Saturday 11 April 2020

Lockdown Day 19 - cycling again, future directions

Well, with today being a sunny and warm day, it was time to get some decent exercise again. We are lucky in that pretty much whichever direction you head from our house you can get out into the countryside and quiet roads very quickly although quite a lot of other cyclists had the same idea today, but it is easy to keep distance on roads with virtually zero traffic.

There was plenty to look at and hear as we went along. A good number of skylarks and chiffchaffs, linnets and other finches, as well as a single tree sparrow.

The hawthorn blossom is coming out as well as bluebells, buttercups and wild garlic in the woods and verges. We came across what looked like a fairly recently excavated entrance to a badger sett into a banking at the side of the road too.

My thoughts at the moment are turning to how and when things might return to some sense of normal. Even to the point of wondering whether they will. With no real prospect of a Covid-19 vaccine for 12-18 months for everyone, and with what will be a cycle of lockdown and periods of less stringent measures, the sense of what will survive this dislocation in terms of business, food production, educational methods, and environmental impacts is unclear. This is without even going into the human cost of all of this both on those that have and will sadly perish and those left behind, and indeed the impact on those that care for the sick and dying, those who stand to lose everything they have worked for and that they hold dear.

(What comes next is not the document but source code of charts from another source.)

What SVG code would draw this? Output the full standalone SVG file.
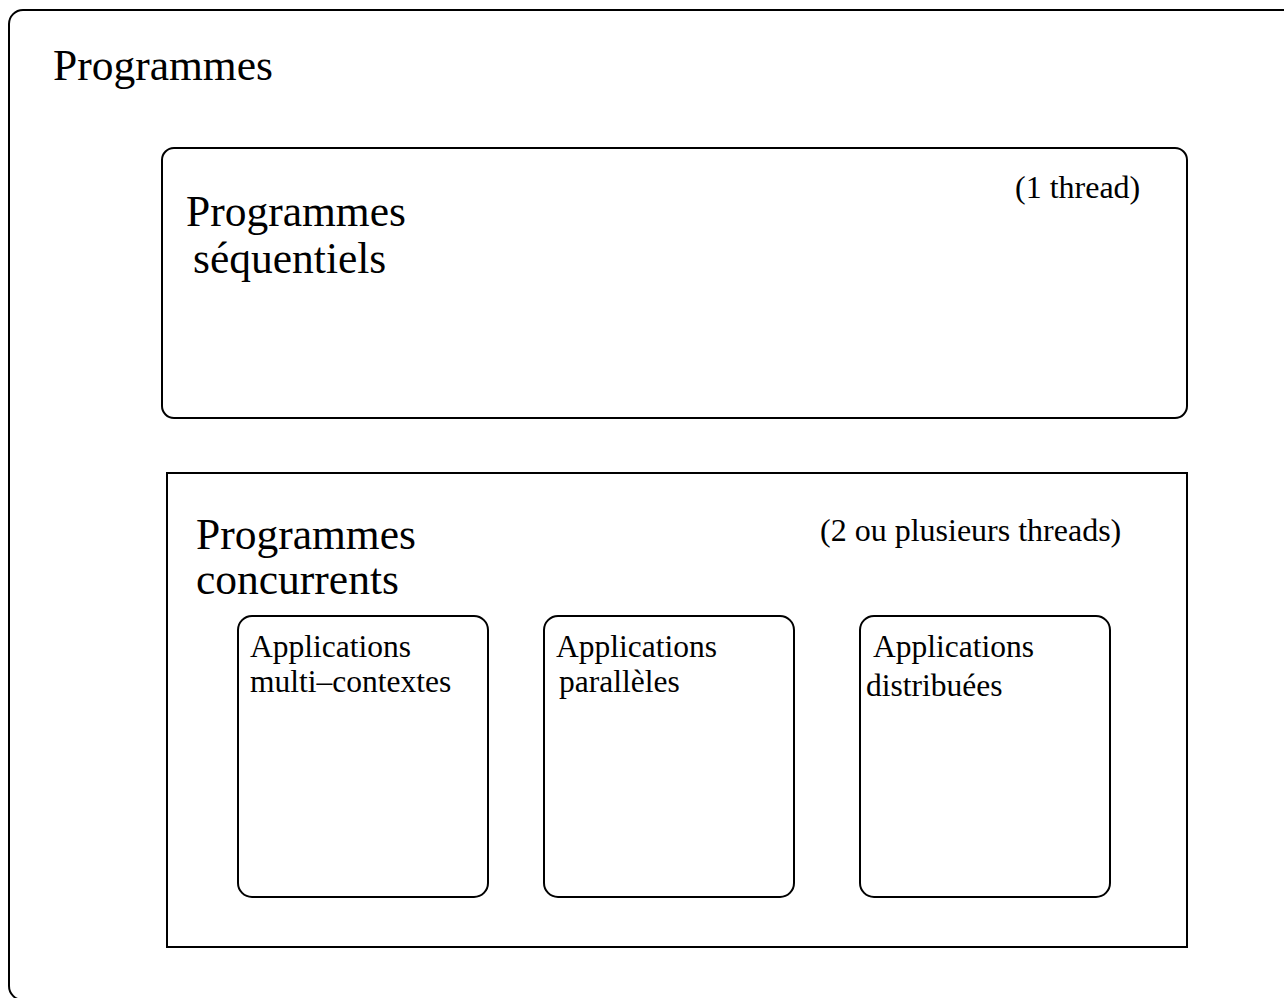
<svg xmlns="http://www.w3.org/2000/svg" width="1284" height="998" viewBox="0 0 1284 998">
<style>
.b{fill:none;stroke:#000;stroke-width:2}
.t{font-family:"Liberation Serif","Times New Roman",serif;fill:#000}
.L{font-size:43.5px}
.M{font-size:32px}
.S{font-size:31.5px}
</style>
<rect width="1284" height="998" fill="#fff"/>
<g id="outer">
<rect class="b" x="9" y="10" width="1300" height="990" rx="14"/>
<text class="t L" x="53" y="80">Programmes</text>
</g>
<g id="sequentiels">
<rect class="b" x="162" y="148" width="1025" height="270" rx="12"/>
<text class="t L" x="186" y="226">Programmes</text>
<text class="t L" x="193" y="273">séquentiels</text>
<text class="t M" x="1015" y="198">(1 thread)</text>
</g>
<g id="concurrents">
<rect class="b" x="167" y="473" width="1020" height="474"/>
<text class="t L" x="196" y="549">Programmes</text>
<text class="t L" x="196" y="594">concurrents</text>
<text class="t M" x="820" y="541">(2 ou plusieurs threads)</text>
</g>
<g id="multi">
<rect class="b" x="238" y="616" width="250" height="281" rx="14"/>
<text class="t S" x="250" y="657">Applications</text>
<text class="t S" x="250" y="692">multi–contextes</text>
</g>
<g id="paralleles">
<rect class="b" x="544" y="616" width="250" height="281" rx="14"/>
<text class="t S" x="556" y="657">Applications</text>
<text class="t S" x="559" y="692">parallèles</text>
</g>
<g id="distribuees">
<rect class="b" x="860" y="616" width="250" height="281" rx="14"/>
<text class="t S" x="873" y="657">Applications</text>
<text class="t S" x="866" y="696">distribuées</text>
</g>
<g id="connectors"></g>
</svg>
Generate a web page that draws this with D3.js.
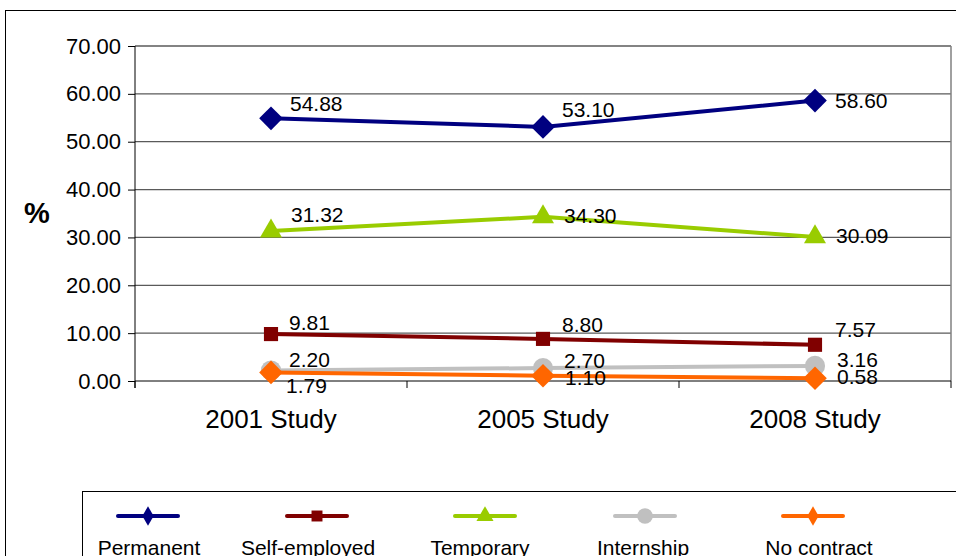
<!DOCTYPE html>
<html>
<head>
<meta charset="utf-8">
<script src="https://cdn.jsdelivr.net/npm/d3@7"></script>
<style>
  html, body { margin: 0; padding: 0; background: #fff; }
  svg { display: block; font-family: "Liberation Sans", Arial, sans-serif; }
</style>
</head>
<body>
<svg id="chart" width="956" height="556"></svg>
<script>
// Employment contract types across three studies (%)
const categories = ["2001 Study", "2005 Study", "2008 Study"];
const seriesNames = ["Permanent", "Self-employed", "Temporary", "Internship", "No contract"];
const permanent    = [54.88, 53.10, 58.60];
const selfEmployed = [9.81, 8.80, 7.57];
const temporary    = [31.32, 34.30, 30.09];
const internship   = [2.20, 2.70, 3.16];
const noContract   = [1.79, 1.10, 0.58];
const yTicks = [0, 10, 20, 30, 40, 50, 60, 70];

const seriesValues = [permanent, selfEmployed, temporary, internship, noContract];
const colors  = ["#000080", "#800000", "#99cc00", "#c0c0c0", "#ff6600"];
const symbols = ["diamond", "square", "triangle", "circle", "diamond"];

// value-label nudges (dx, dy) per series / category, in px
const labelNudge = [
  [[19, -7], [19, -10], [20, 7]],
  [[18, -4], [19, -7], [20, -8]],
  [[20, -9], [21, 6], [21, 6]],
  [[18, -3], [21, 0], [22, 1]],
  [[15, 21], [22, 9], [22, 6]]
];

const svg = d3.select("#chart");
const plot = { left: 135, right: 951, top: 46, bottom: 381 };

// outer chart frame (continues past the right and bottom edges)
svg.append("rect")
  .attr("x", 5.5).attr("y", 10.5)
  .attr("width", 1100).attr("height", 700)
  .attr("fill", "#fff").attr("stroke", "#000").attr("stroke-width", 1);

const x = d3.scaleBand().domain(categories).range([plot.left, plot.right]).padding(0);
const y = d3.scaleLinear().domain([0, 70]).range([plot.bottom, plot.top]);
const cx = c => x(c) + x.bandwidth() / 2;

// gridlines
svg.append("g").selectAll("line").data(yTicks.filter(t => t > 0)).join("line")
  .attr("x1", plot.left).attr("x2", plot.right)
  .attr("y1", d => y(d)).attr("y2", d => y(d))
  .attr("stroke", "#5a5a5a").attr("stroke-width", 1.3);

// plot area right border
svg.append("line")
  .attr("x1", plot.right).attr("x2", plot.right)
  .attr("y1", plot.top).attr("y2", plot.bottom)
  .attr("stroke", "#808080").attr("stroke-width", 1.5);

// y axis
const yAxis = d3.axisLeft(y).tickValues(yTicks).tickFormat(d3.format(".2f")).tickSize(7).tickPadding(7);
const gy = svg.append("g").attr("transform", `translate(${plot.left},0)`).call(yAxis);
gy.select(".domain").remove();
gy.selectAll(".tick line").attr("stroke", "#000");
gy.selectAll(".tick text").attr("font-size", 22).attr("fill", "#000")
  .attr("font-family", "Liberation Sans, Arial, sans-serif");
svg.append("line")
  .attr("x1", plot.left).attr("x2", plot.left)
  .attr("y1", plot.top).attr("y2", plot.bottom + 7)
  .attr("stroke", "#000");

// x axis
svg.append("line")
  .attr("x1", plot.left).attr("x2", plot.right)
  .attr("y1", plot.bottom).attr("y2", plot.bottom)
  .attr("stroke", "#000");
const bounds = categories.map(c => x(c)).concat([plot.right]);
svg.append("g").selectAll("line").data(bounds).join("line")
  .attr("x1", d => d).attr("x2", d => d)
  .attr("y1", plot.bottom).attr("y2", plot.bottom + 7)
  .attr("stroke", "#000");
svg.append("g").selectAll("text").data(categories).join("text")
  .attr("x", d => cx(d)).attr("y", 428)
  .attr("text-anchor", "middle").attr("font-size", 26).attr("fill", "#000")
  .text(d => d);

// axis title
svg.append("text")
  .attr("x", 37).attr("y", 223).attr("text-anchor", "middle")
  .attr("font-size", 29).attr("font-weight", "bold").text("%");

// square-cornered diamond (equal width and height)
const squareDiamond = {
  draw(ctx, size) {
    const r = Math.sqrt(size / 2);
    ctx.moveTo(0, -r); ctx.lineTo(r, 0); ctx.lineTo(0, r); ctx.lineTo(-r, 0); ctx.closePath();
  }
};
const symType = { diamond: squareDiamond, square: d3.symbolSquare, triangle: d3.symbolTriangle, circle: d3.symbolCircle };
const symSize = { diamond: 280, square: 200, triangle: 210, circle: 320 };
function marker(g, kind, color, type, size) {
  g.append("path")
    .attr("d", d3.symbol().type(type || symType[kind]).size(size || symSize[kind])())
    .attr("fill", color);
}

const line = d3.line().x((d, i) => cx(categories[i])).y(d => y(d));

seriesValues.forEach((vals, s) => {
  const g = svg.append("g");
  g.append("path").datum(vals).attr("d", line)
    .attr("fill", "none").attr("stroke", colors[s]).attr("stroke-width", 4);
  vals.forEach((v, i) => {
    const m = g.append("g").attr("transform", `translate(${cx(categories[i])},${y(v)})`);
    marker(m, symbols[s], colors[s]);
  });
});

// value labels
seriesValues.forEach((vals, s) => {
  svg.append("g").selectAll("text").data(vals).join("text")
    .attr("x", (d, i) => cx(categories[i]) + labelNudge[s][i][0])
    .attr("y", (d, i) => y(d) + labelNudge[s][i][1])
    .attr("font-size", 21).attr("fill", "#000")
    .text(d => d3.format(".2f")(d));
});

// legend
svg.append("rect")
  .attr("x", 82.5).attr("y", 491.5).attr("width", 1000).attr("height", 200)
  .attr("fill", "#fff").attr("stroke", "#000").attr("stroke-width", 1);
const legendX = [148, 317, 485, 645, 813];
const legendLabelX = [149, 308, 480, 643, 819];
seriesNames.forEach((name, s) => {
  const g = svg.append("g").attr("transform", `translate(${legendX[s]},516)`);
  g.append("line").attr("x1", -30).attr("x2", 30)
    .attr("stroke", colors[s]).attr("stroke-width", 4).attr("stroke-linecap", "round");
  if (symbols[s] === "diamond") marker(g, "diamond", colors[s], d3.symbolDiamond, 110);
  else marker(g, symbols[s], colors[s], null, symSize[symbols[s]] * 0.6);
  svg.append("text").attr("x", legendLabelX[s]).attr("y", 555)
    .attr("text-anchor", "middle").attr("font-size", 21).text(name);
});
</script>
</body>
</html>
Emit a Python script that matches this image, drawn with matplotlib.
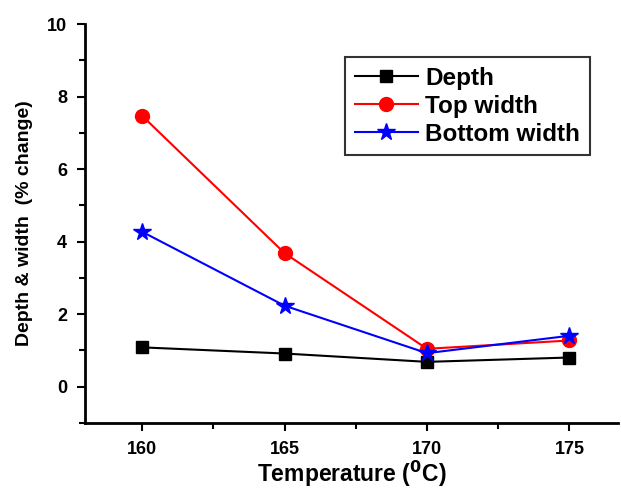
import numpy as np
import matplotlib.pyplot as plt
from matplotlib.ticker import MultipleLocator

plt.rcParams['font.family'] = ['Liberation Sans', 'DejaVu Sans']
plt.rcParams['font.weight'] = 'bold'

temp = [160, 165, 170, 175]
depth = [1.08, 0.91, 0.68, 0.80]
top_width = [7.47, 3.68, 1.04, 1.27]
bottom_width = [4.27, 2.23, 0.92, 1.40]

fig = plt.figure(figsize=(6.21, 4.91), dpi=100)
ax = fig.add_axes([0.137, 0.139, 0.858, 0.812])

ax.plot(temp, depth, color='k', marker='s', markersize=9, lw=1.5, label='Depth')
ax.plot(temp, top_width, color='red', marker='o', markersize=10, lw=1.5, label='Top width')
ax.plot(temp, bottom_width, color='blue', marker='*', markersize=13, lw=1.5, label='Bottom width')

ax.set_xlim(158.0, 176.7)
ax.set_ylim(-1, 10)
ax.set_xticks([160, 165, 170, 175])
ax.set_yticks([0, 2, 4, 6, 8, 10])
ax.xaxis.set_minor_locator(MultipleLocator(2.5))
ax.yaxis.set_minor_locator(MultipleLocator(1))

for s in ['top', 'right']:
    ax.spines[s].set_visible(False)
for s in ['left', 'bottom']:
    ax.spines[s].set_linewidth(2)

ax.tick_params(which='major', direction='out', length=6, width=1.5, labelsize=13, pad=7)
ax.tick_params(which='minor', direction='out', length=4, width=1.5)
for lab in ax.get_xticklabels() + ax.get_yticklabels():
    lab.set_fontweight('bold')

ax.set_xlabel('Temperature ($\\mathbf{^0}$C)', fontsize=16.5, fontweight='bold', labelpad=1)
ax.set_ylabel('Depth & width  (% change)', fontsize=14, fontweight='bold', labelpad=10)

leg = ax.legend(loc='upper right', bbox_to_anchor=(0.947, 0.917), borderaxespad=0,
                fontsize=17.5, frameon=True, fancybox=False, edgecolor='k',
                handlelength=2.6, handletextpad=0.3, borderpad=0.4, labelspacing=0.2)
leg.get_frame().set_linewidth(1.5)
for t in leg.get_texts():
    t.set_fontweight('bold')

plt.savefig('out.png', dpi=100)
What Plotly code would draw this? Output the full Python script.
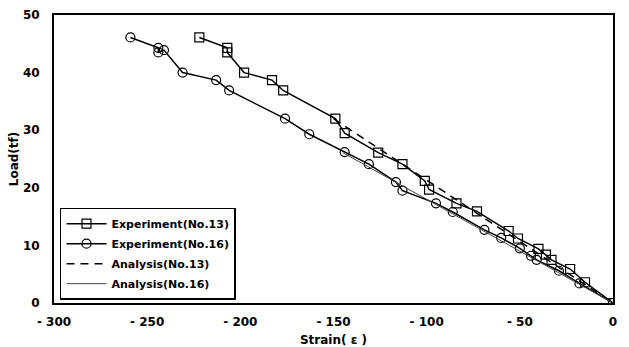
import plotly.graph_objects as go

# Experiment No.13 (squares)
exp13_x = [-222, -207, -207, -198, -183, -177, -149, -144, -126, -113, -101, -98.7,
           -84, -73, -56, -51, -40, -36, -33, -23, -15, 0]
exp13_y = [46.1, 44.3, 43.5, 40.0, 38.7, 36.9, 32.0, 29.5, 26.1, 24.1, 21.2, 19.7,
           17.3, 15.9, 12.5, 11.2, 9.4, 8.4, 7.5, 5.9, 3.6, 0]

# Experiment No.16 (circles)
exp16_x = [-259, -244, -244, -241, -231, -213, -206, -176, -163, -144, -131, -116.5,
           -113, -95, -86, -69, -60, -50, -44, -41, -29, -18, 0]
exp16_y = [46.1, 44.3, 43.5, 43.9, 40.0, 38.7, 36.9, 32.0, 29.3, 26.2, 24.1, 21.0,
           19.5, 17.3, 15.8, 12.7, 11.3, 9.5, 8.2, 7.5, 5.6, 3.4, 0]

# Analysis lines
ana13_x = [-150, 0]
ana13_y = [32.0, 0]
ana16_x = [-145, 0]
ana16_y = [26.1, 0]

x_ticks = [-300, -250, -200, -150, -100, -50, 0]
y_ticks = [0, 10, 20, 30, 40, 50]

fig = go.Figure()
fig.add_trace(go.Scatter(x=exp13_x, y=exp13_y, mode="lines+markers", name="Experiment(No.13)",
                         legendgroup="a",
                         line=dict(color="black", width=1.5),
                         marker=dict(symbol="square-open", size=9, color="black", line=dict(width=1.2))))
fig.add_trace(go.Scatter(x=exp16_x, y=exp16_y, mode="lines+markers", name="Experiment(No.16)",
                         legendgroup="b",
                         line=dict(color="black", width=1.5),
                         marker=dict(symbol="circle-open", size=9, color="black", line=dict(width=1.2))))
fig.add_trace(go.Scatter(x=ana13_x, y=ana13_y, mode="lines", name="Analysis(No.13)",
                         legendgroup="c",
                         line=dict(color="black", width=1.5, dash="8px,6px")))
fig.add_trace(go.Scatter(x=ana16_x, y=ana16_y, mode="lines", name="Analysis(No.16)",
                         legendgroup="d",
                         line=dict(color="#444444", width=1)))

font_fam = "DejaVu Sans"
fig.update_layout(
    width=629, height=347,
    margin=dict(l=54, r=16, t=15, b=44),
    paper_bgcolor="white", plot_bgcolor="white",
    font=dict(family=font_fam, size=12, color="black", weight="bold"),
    showlegend=True,
    legend=dict(x=0.0107, y=0.331, xanchor="left", yanchor="top",
                bgcolor="white", bordercolor="black", borderwidth=1.5,
                font=dict(family=font_fam, size=11, color="black", weight="bold"),
                itemwidth=40, tracegroupgap=1),
)
fig.update_xaxes(range=[-300, 0], tickvals=x_ticks, ticktext=[str(v).replace("-", "- ") for v in x_ticks],
                 showgrid=False, zeroline=False, showline=True, linecolor="black", linewidth=2,
                 mirror=True, ticks="", ticklabelstandoff=7, automargin=False,
                 title=dict(text="Strain( ε )", font=dict(family=font_fam, size=12, weight="bold"), standoff=27))
fig.update_yaxes(range=[0, 50], tickvals=y_ticks,
                 showgrid=False, zeroline=False, showline=True, linecolor="black", linewidth=2,
                 mirror=True, ticks="", ticklabelstandoff=10, automargin=False,
                 title=dict(text="Load(tf)", font=dict(family=font_fam, size=12, weight="bold"), standoff=2))

fig.write_html("out.html")
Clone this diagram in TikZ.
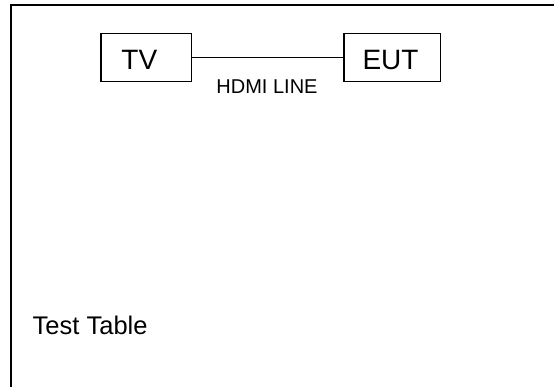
\documentclass[tikz,border=0pt]{standalone}
\usepackage{fontspec}
\setmainfont{Liberation Sans}
\begin{document}
\begin{tikzpicture}[x=1pt,y=1pt,
  devbox/.style={draw=black,line width=1.1pt,minimum width=#1,minimum height=48.4pt,inner sep=0pt},
  devtext/.style={font=\fontsize{28}{31}\selectfont,anchor=base,inner sep=0pt},
  frameline/.style={line width=1.3pt,draw=black}]
\useasboundingbox (0,0) rectangle (554,387);
\coordinate (ftr) at (554,382);
\coordinate (ftl) at (11,382);
\coordinate (fbl) at (11,0);
\draw[frameline] (ftr) -- (ftl) -- (fbl);
\node[devbox=90.7pt] (tv) at (146.3,329.5) {};
\node[devbox=96.7pt] (eut) at (392.3,329.5) {};
\node[devtext] (tvt) at (139.3,317.5) {TV};
\node[devtext] (eutt) at (390.5,317.5) {EUT};
\draw[line width=1pt] (tv.east) -- (eut.west);
\node[font=\fontsize{20}{23}\selectfont,anchor=base,inner sep=0pt] (hdmi) at (267,293.5) {HDMI LINE};
\node[font=\fontsize{25.5}{29}\selectfont,anchor=base west,inner sep=0pt] (tt) at (32.5,52) {Test Table};
\end{tikzpicture}
\end{document}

Without fundamental changes, our society is very fragile. Many political elites only serve themselves and those who fund them, the excessively rich hide their wealth. Many people are unquestioning of a diet of self-reinforcement of prejudices and hate and don't think beyond easy slogans and empty promises made at election time, and, to them, the vacuous stream of reality TV and celebrity gossip is often more important than the real issues in our society. Supply chains break easily, what is in good times almost taken for granted, the ease with which consumer goods, food and other commodities can arrive at their destination just in time or within a day of clicking a mouse button. Those who struggle to feed themselves or can't find work, or have disabilities that hamper their lives are demonised as a whole based on a few rogue examples splashed across tabloid pages, and their lives are made harder and hungrier by a system that just ticks boxes and creates more hoops no matter how many times one jumps.

Can we build a better system, a more caring society, a more equal, tolerant one where all are valued and rewarded for the essential nature of their role to others, rather than one where going to a particular school, knowing the right people in the establishment, pushing the right buttons on a keyboard in front of a trading screen gets you ahead no matter what the cost to others?

Can we capitalise on the benefits of a low car use economy, where remote working is the norm and pollution and emissions stay low? Can we remodel our consumption into only buying what we need rather than what we want and producing those items in an environmentally friendly and low emissions manner? Can we keep the customers using the local businesses, those with connection from farm to fork, those that serve customers not shareholders?

We have an opportunity here to remove the obstacles to that better future. The way is hard. The cost is great and much suffering is yet to come.

If you have read this far you probably have some affinity with the sorts of future systems and practices and political structures I am talking about. These things are possible and we need to mobilise whatever connections and outlets we can to bring this better future about. Don't be afraid to write to your elected representatives, join campaigns, get involved in community and environmental projects, raise concerns and work with others. Look at what you consume, evaluate what you need, what matters most in your life, what you can grow and provide for yourself and re-use and recycle. Support those in need how you can, with what you can. Use social media for good and drown out, block and report the nastiness and hate on and off line, call out the micro-targeting and misinformation. Invest wisely in those companies that seek to mitigate climate change, produce environmentally friendly products, support local communities and treat workers ethically. Don't be afraid to question, to challenge, to correct with facts.

It is do-able. Vested interests will seek to block, to delay, to water down, to silence and slander those who put themselves forward to make a better, fairer, more environmentally friendly future, but there are successes, there are positive changes that have happened that never seemed possible ten or twenty years ago.

We have this opportunity for change, not a situation you would wish on anyone, but there's hope too that it can be the catalyst for a better future for all of us.